Jaret Seiberg, the financial services analyst for policy research firm Stanford Group, said it appears that regulators are expecting about 200 bank failures in the coming year or two. If that occurs, it could rival the flood of bank failures seen during the S&L crisis. In 1989, the nation saw a post-Depression era record of 206 bank failures.

Also there are several headlines (once again) involving Citibank that may spell disaster for the biggest of the big banks:

Merrill sees more write-downs for Citi
Sovereign Funds May Not Save Citigroup

[edit on 3/4/2008 by Gools]

posted on May, 31 2008 @ 01:57 PM
FDIC Update

Bank regulators shutter First Integrity bank

WASHINGTON - Federal regulators on Friday shut down a small Minnesota bank called First Integrity, saying unsafe practices had weakened its financial condition. Full Text

OCC Closes First Integrity Bank

Failed Bank List

Bad News Banks

Originally posted by Gools

Then again, maybe nobody has any money to worry about and it's all debt.

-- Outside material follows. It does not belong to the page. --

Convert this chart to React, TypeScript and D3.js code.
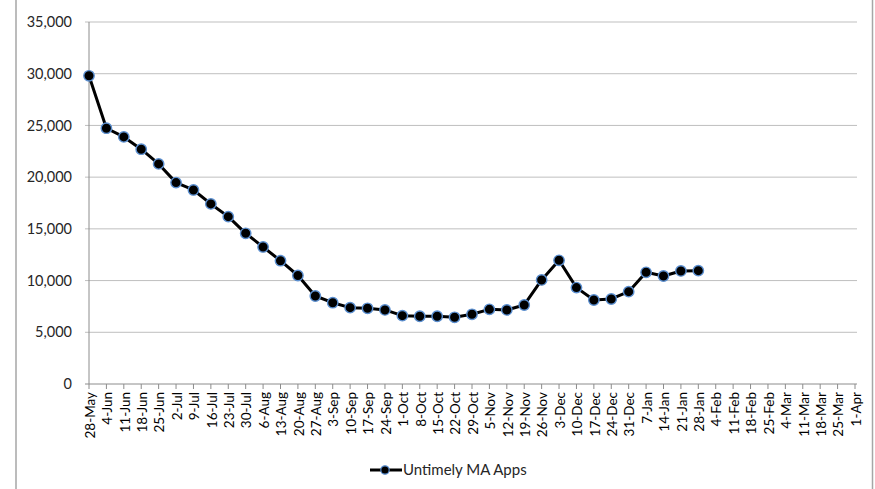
import React from 'react';
import { scaleLinear, scalePoint, line } from 'd3';

const weeks = [
  '28-May', '4-Jun', '11-Jun', '18-Jun', '25-Jun', '2-Jul', '9-Jul', '16-Jul', '23-Jul', '30-Jul',
  '6-Aug', '13-Aug', '20-Aug', '27-Aug', '3-Sep', '10-Sep', '17-Sep', '24-Sep', '1-Oct', '8-Oct',
  '15-Oct', '22-Oct', '29-Oct', '5-Nov', '12-Nov', '19-Nov', '26-Nov', '3-Dec', '10-Dec', '17-Dec',
  '24-Dec', '31-Dec', '7-Jan', '14-Jan', '21-Jan', '28-Jan', '4-Feb', '11-Feb', '18-Feb', '25-Feb',
  '4-Mar', '11-Mar', '18-Mar', '25-Mar', '1-Apr',
];

// weekly counts, 28-May through 28-Jan
const untimelyApps = [
  29800, 24730, 23890, 22700, 21280, 19470, 18760, 17410, 16180, 14570,
  13250, 11920, 10490, 8510, 7860, 7380, 7320, 7160, 6610, 6550,
  6550, 6450, 6740, 7220, 7160, 7640, 10060, 11960, 9320, 8120,
  8220, 8930, 10800, 10440, 10930, 10960,
];

const yTicks = [0, 5000, 10000, 15000, 20000, 25000, 30000, 35000];

const seriesName = 'Untimely MA Apps';

const W = 875;
const H = 489;
const font = 'Lato, "Open Sans", sans-serif';

function App() {
  const x = scalePoint<string>().domain(weeks).range([89, 855]);
  const y = scaleLinear().domain([0, 35000]).range([384, 22]);
  const pts = untimelyApps.map((v, i) => ({ w: weeks[i], v }));
  const path = line<{ w: string; v: number }>()
    .x(d => x(d.w)!)
    .y(d => y(d.v))(pts);

  const fmt = (v: number) => v.toLocaleString('en-US');

  return (
    <svg width={W} height={H} style={{ position: 'absolute', left: 0, top: 0, background: '#fff' }}>
      {/* chart frame */}
      <line x1={16} x2={16} y1={0} y2={H} stroke="#a6a6a6" strokeWidth={1.5} />
      <line x1={872.5} x2={872.5} y1={0} y2={H} stroke="#a6a6a6" strokeWidth={1.5} />

      {/* gridlines */}
      {yTicks.map(t => (
        <line key={t} x1={85} x2={857} y1={y(t)} y2={y(t)} stroke={t === 0 ? '#8c8c8c' : '#bfbfbf'} strokeWidth={1} />
      ))}
      <line x1={89} x2={89} y1={y(35000)} y2={y(0)} stroke="#8c8c8c" />

      {yTicks.map(t => (
        <text key={t} x={72} y={y(t)} dy="0.35em" textAnchor="end" fontFamily={font} fontSize={14.5} fill="#262626">
          {fmt(t)}
        </text>
      ))}

      {weeks.map(w => (
        <g key={w}>
          <line x1={x(w)!} x2={x(w)!} y1={y(0)} y2={y(0) + 5} stroke="#8c8c8c" />
          <text
            transform={`translate(${x(w)! + 1},392) rotate(-90)`}
            textAnchor="end"
            dy="0.35em"
            fontFamily={font}
            fontSize={13.5}
            fill="#000"
          >
            {w}
          </text>
        </g>
      ))}

      <path d={path ?? ''} fill="none" stroke="#000" strokeWidth={3} strokeLinejoin="round" />
      {pts.map(d => (
        <circle key={d.w} cx={x(d.w)!} cy={y(d.v)} r={5.2} fill="#000" stroke="#5b8fd0" strokeWidth={1.4} />
      ))}

      {/* legend */}
      <line x1={370} x2={402} y1={470} y2={470} stroke="#000" strokeWidth={3} />
      <circle cx={385} cy={470} r={4.2} fill="#000" stroke="#5b8fd0" strokeWidth={1.2} />
      <text x={403} y={470} dy="0.35em" fontFamily={font} fontSize={15} fill="#262626">
        {seriesName}
      </text>
    </svg>
  );
}

export default App;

BINGO! No money...all debt.

Many thanks to writers like Fekete & Schoon...high profile trader Jim Rogers...and 'rogue' politician Ron Paul for raising public awareness.

The Shell Game
Darryl Robert Schoon
May 28, 2008


The answer to: Where did the money go in the Great Depression? is found in the metaphor of the shell game. It is now clear that money didn't disappear during the Great Depression, credit disappeared.

The money was never there in the first place. Money had been replaced by credit in the shell game introduced by the Federal Reserve in 1913 when the Federal Reserve began issuing credit-based Federal Reserve notes in place of the savings-based money from the US Treasury.